Below this line is a listing that includes pictures. Copy exactly, and only, the lines from the one containing "Generate a web" through the one containing "textBorderColor: '#000', textBorderWidth: 0.4"; the pictures do not go in the copy.

▶ [Data supplied]

(begin)

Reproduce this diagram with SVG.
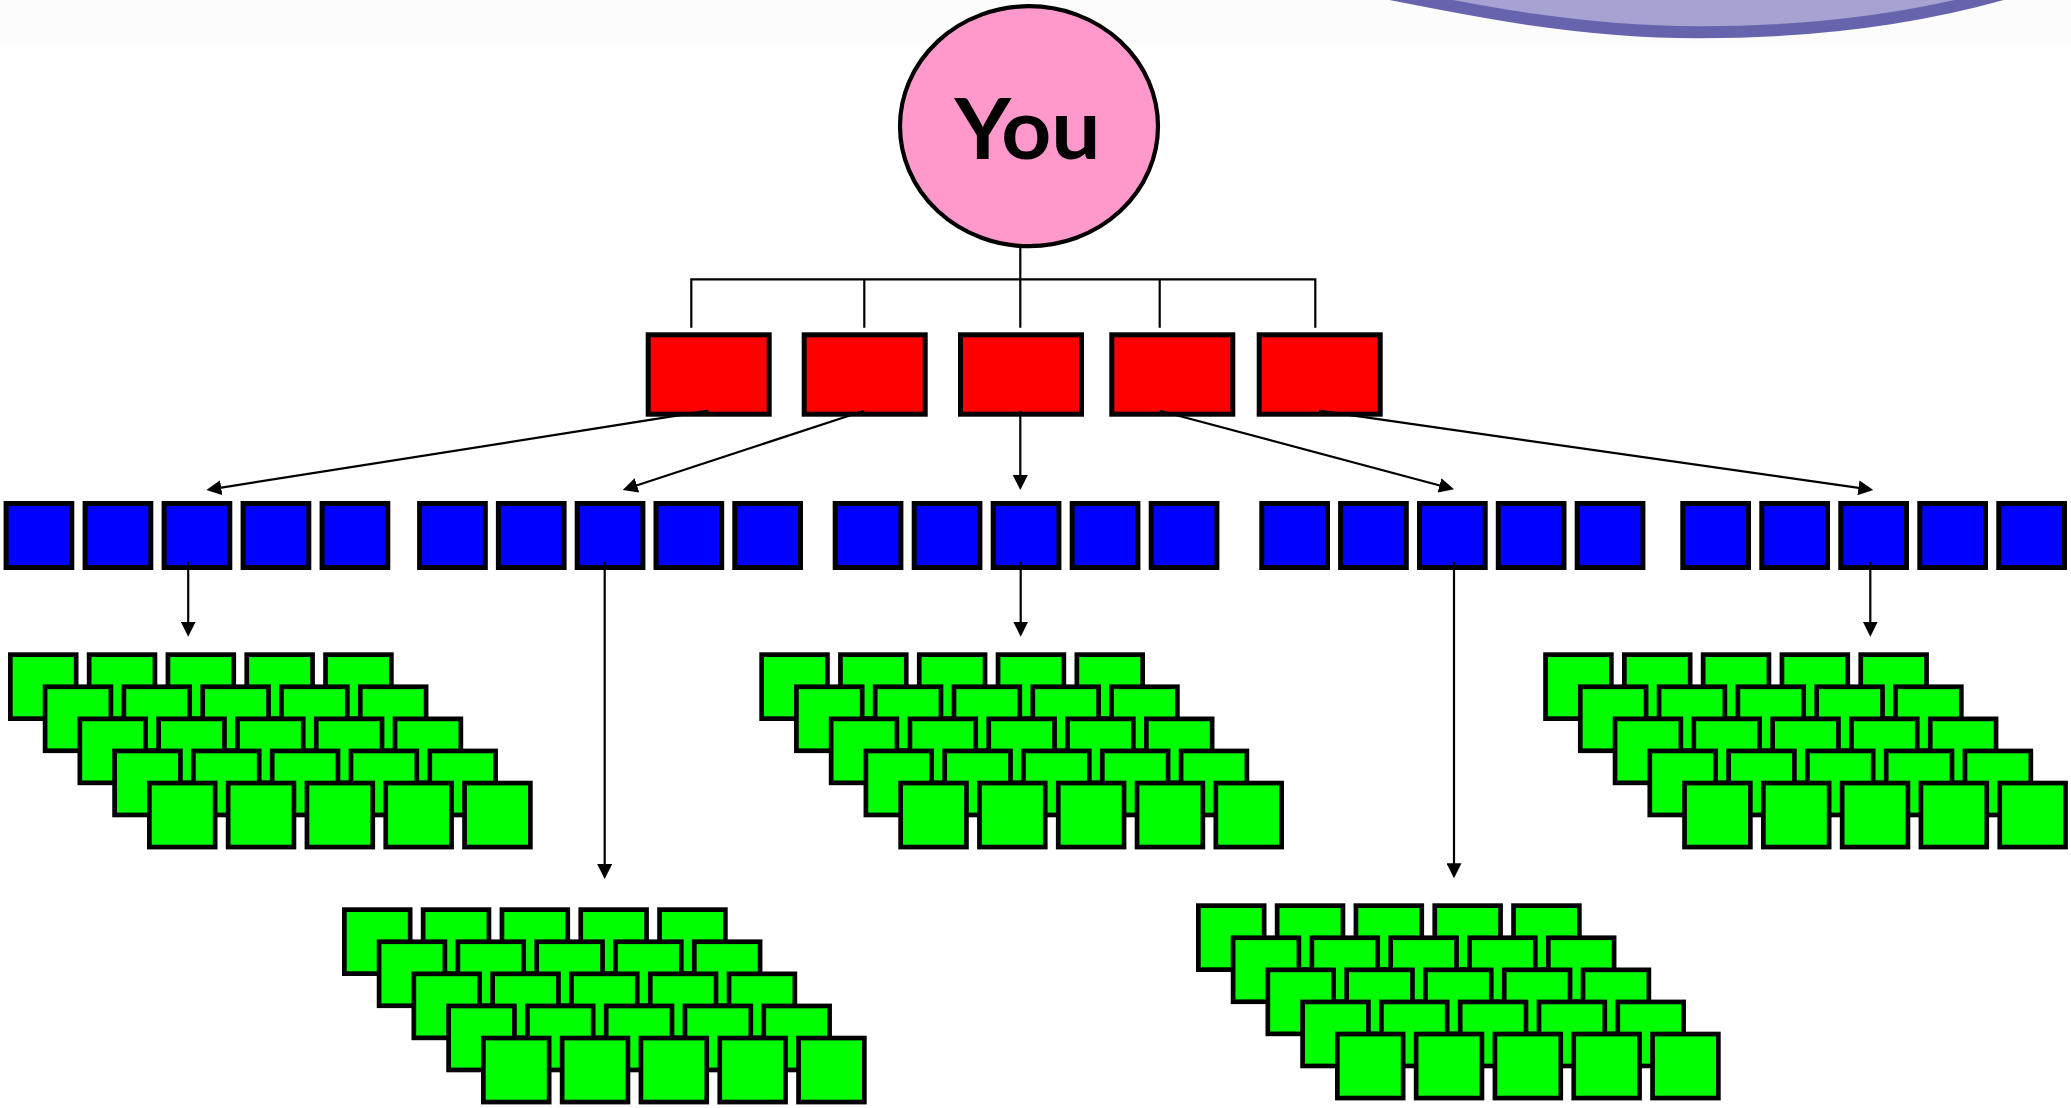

(end)
(begin)

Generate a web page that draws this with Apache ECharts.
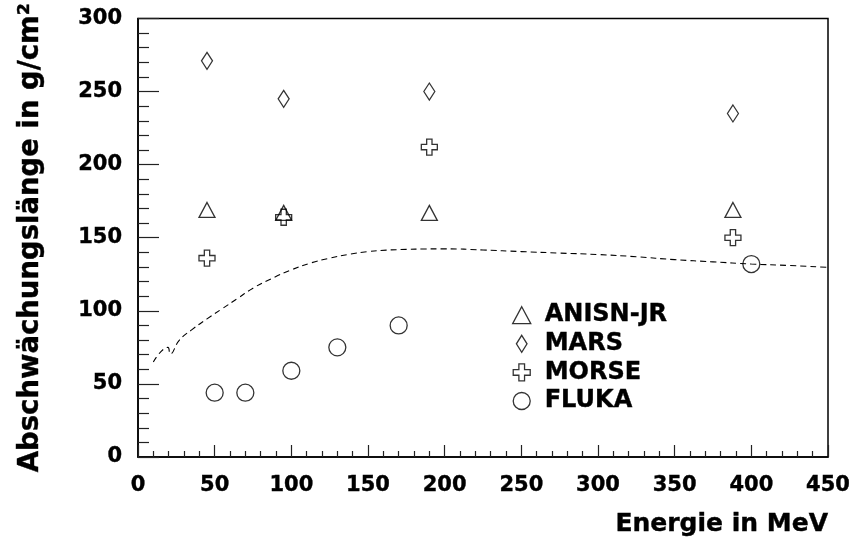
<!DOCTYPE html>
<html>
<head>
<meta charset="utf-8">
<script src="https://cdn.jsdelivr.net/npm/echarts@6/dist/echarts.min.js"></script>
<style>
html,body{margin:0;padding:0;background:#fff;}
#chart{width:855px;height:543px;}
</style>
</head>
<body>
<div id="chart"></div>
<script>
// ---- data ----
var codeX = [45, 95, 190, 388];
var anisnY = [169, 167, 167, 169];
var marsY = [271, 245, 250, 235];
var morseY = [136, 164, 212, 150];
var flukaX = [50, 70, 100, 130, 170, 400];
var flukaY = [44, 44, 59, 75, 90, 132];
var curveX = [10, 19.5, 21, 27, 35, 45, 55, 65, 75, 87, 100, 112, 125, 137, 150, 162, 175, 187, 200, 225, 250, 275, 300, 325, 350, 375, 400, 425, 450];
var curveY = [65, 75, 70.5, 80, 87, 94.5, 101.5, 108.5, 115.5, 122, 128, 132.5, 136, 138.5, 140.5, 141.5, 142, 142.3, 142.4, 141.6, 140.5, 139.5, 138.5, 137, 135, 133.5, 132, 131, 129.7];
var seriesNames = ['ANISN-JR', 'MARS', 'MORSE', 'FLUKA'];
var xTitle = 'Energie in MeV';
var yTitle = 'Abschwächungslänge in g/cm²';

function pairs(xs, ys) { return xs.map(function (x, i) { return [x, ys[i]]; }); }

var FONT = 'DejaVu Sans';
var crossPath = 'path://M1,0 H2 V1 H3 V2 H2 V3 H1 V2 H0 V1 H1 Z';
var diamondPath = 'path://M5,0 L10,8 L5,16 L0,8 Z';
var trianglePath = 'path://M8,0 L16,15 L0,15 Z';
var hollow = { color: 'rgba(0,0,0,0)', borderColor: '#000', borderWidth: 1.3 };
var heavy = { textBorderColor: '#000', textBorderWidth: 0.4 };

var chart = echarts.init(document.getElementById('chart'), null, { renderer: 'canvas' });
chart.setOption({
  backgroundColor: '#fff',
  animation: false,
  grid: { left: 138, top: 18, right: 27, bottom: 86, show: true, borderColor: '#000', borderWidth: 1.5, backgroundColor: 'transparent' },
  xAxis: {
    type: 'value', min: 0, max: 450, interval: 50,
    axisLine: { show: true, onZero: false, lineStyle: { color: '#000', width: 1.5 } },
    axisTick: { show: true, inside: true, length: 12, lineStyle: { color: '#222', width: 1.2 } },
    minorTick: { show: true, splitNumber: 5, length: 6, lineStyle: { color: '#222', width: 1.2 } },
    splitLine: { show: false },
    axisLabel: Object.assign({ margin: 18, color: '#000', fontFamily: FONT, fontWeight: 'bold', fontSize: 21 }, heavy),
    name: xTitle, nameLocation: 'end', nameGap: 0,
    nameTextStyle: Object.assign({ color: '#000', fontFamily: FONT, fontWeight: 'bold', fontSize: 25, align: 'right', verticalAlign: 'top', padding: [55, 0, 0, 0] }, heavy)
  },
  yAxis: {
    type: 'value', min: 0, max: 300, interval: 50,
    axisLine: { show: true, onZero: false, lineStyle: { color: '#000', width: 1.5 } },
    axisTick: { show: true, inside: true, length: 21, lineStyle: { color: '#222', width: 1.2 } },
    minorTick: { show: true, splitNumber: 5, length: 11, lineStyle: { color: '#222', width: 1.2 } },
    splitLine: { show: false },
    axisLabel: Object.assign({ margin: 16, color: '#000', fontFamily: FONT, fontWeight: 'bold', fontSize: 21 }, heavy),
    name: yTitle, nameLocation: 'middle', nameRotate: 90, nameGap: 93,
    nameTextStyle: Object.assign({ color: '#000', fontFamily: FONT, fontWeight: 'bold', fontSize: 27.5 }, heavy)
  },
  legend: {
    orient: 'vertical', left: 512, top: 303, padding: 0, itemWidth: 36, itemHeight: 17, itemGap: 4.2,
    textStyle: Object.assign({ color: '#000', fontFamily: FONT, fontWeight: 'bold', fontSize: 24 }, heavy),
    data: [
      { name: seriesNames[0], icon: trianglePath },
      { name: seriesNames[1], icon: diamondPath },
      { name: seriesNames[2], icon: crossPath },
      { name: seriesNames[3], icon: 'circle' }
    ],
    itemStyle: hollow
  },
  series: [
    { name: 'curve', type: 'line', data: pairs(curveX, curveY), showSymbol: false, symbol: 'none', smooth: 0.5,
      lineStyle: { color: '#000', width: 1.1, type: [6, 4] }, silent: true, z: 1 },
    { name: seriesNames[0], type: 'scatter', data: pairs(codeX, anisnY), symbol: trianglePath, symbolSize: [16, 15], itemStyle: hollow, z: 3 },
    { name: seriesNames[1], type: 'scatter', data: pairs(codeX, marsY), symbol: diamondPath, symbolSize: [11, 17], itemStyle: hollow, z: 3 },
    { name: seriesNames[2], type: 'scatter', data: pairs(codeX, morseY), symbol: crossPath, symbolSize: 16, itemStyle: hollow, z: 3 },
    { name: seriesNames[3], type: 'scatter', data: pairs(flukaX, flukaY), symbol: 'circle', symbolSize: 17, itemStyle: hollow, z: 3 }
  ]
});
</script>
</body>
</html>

(end)

▶ [Correct answer]
Generate a web page that draws this with Apache ECharts.
<!DOCTYPE html>
<html>
<head>
<meta charset="utf-8">
<script src="https://cdn.jsdelivr.net/npm/echarts@6/dist/echarts.min.js"></script>
<style>
html,body{margin:0;padding:0;background:#fff;}
#chart{width:855px;height:543px;}
</style>
</head>
<body>
<div id="chart"></div>
<script>
// ---- data ----
var codeX = [45, 95, 190, 388];
var anisnY = [169, 167, 167, 169];
var marsY = [271, 245, 250, 235];
var morseY = [136, 164, 212, 150];
var flukaX = [50, 70, 100, 130, 170, 400];
var flukaY = [44, 44, 59, 75, 90, 132];
var curveX = [10, 19.5, 21, 27, 35, 45, 55, 65, 75, 87, 100, 112, 125, 137, 150, 162, 175, 187, 200, 225, 250, 275, 300, 325, 350, 375, 400, 425, 450];
var curveY = [65, 75, 70.5, 80, 87, 94.5, 101.5, 108.5, 115.5, 122, 128, 132.5, 136, 138.5, 140.5, 141.5, 142, 142.3, 142.4, 141.6, 140.5, 139.5, 138.5, 137, 135, 133.5, 132, 131, 129.7];
var seriesNames = ['ANISN-JR', 'MARS', 'MORSE', 'FLUKA'];
var xTitle = 'Energie in MeV';
var yTitle = 'Abschwächungslänge in g/cm²';

function pairs(xs, ys) { return xs.map(function (x, i) { return [x, ys[i]]; }); }

var FONT = 'DejaVu Sans';
var crossPath = 'path://M1,0 H2 V1 H3 V2 H2 V3 H1 V2 H0 V1 H1 Z';
var diamondPath = 'path://M5,0 L10,8 L5,16 L0,8 Z';
var trianglePath = 'path://M8,0 L16,15 L0,15 Z';
var hollow = { color: 'rgba(0,0,0,0)', borderColor: '#000', borderWidth: 1.3 };
var heavy = { textBorderColor: '#000', textBorderWidth: 0.4 };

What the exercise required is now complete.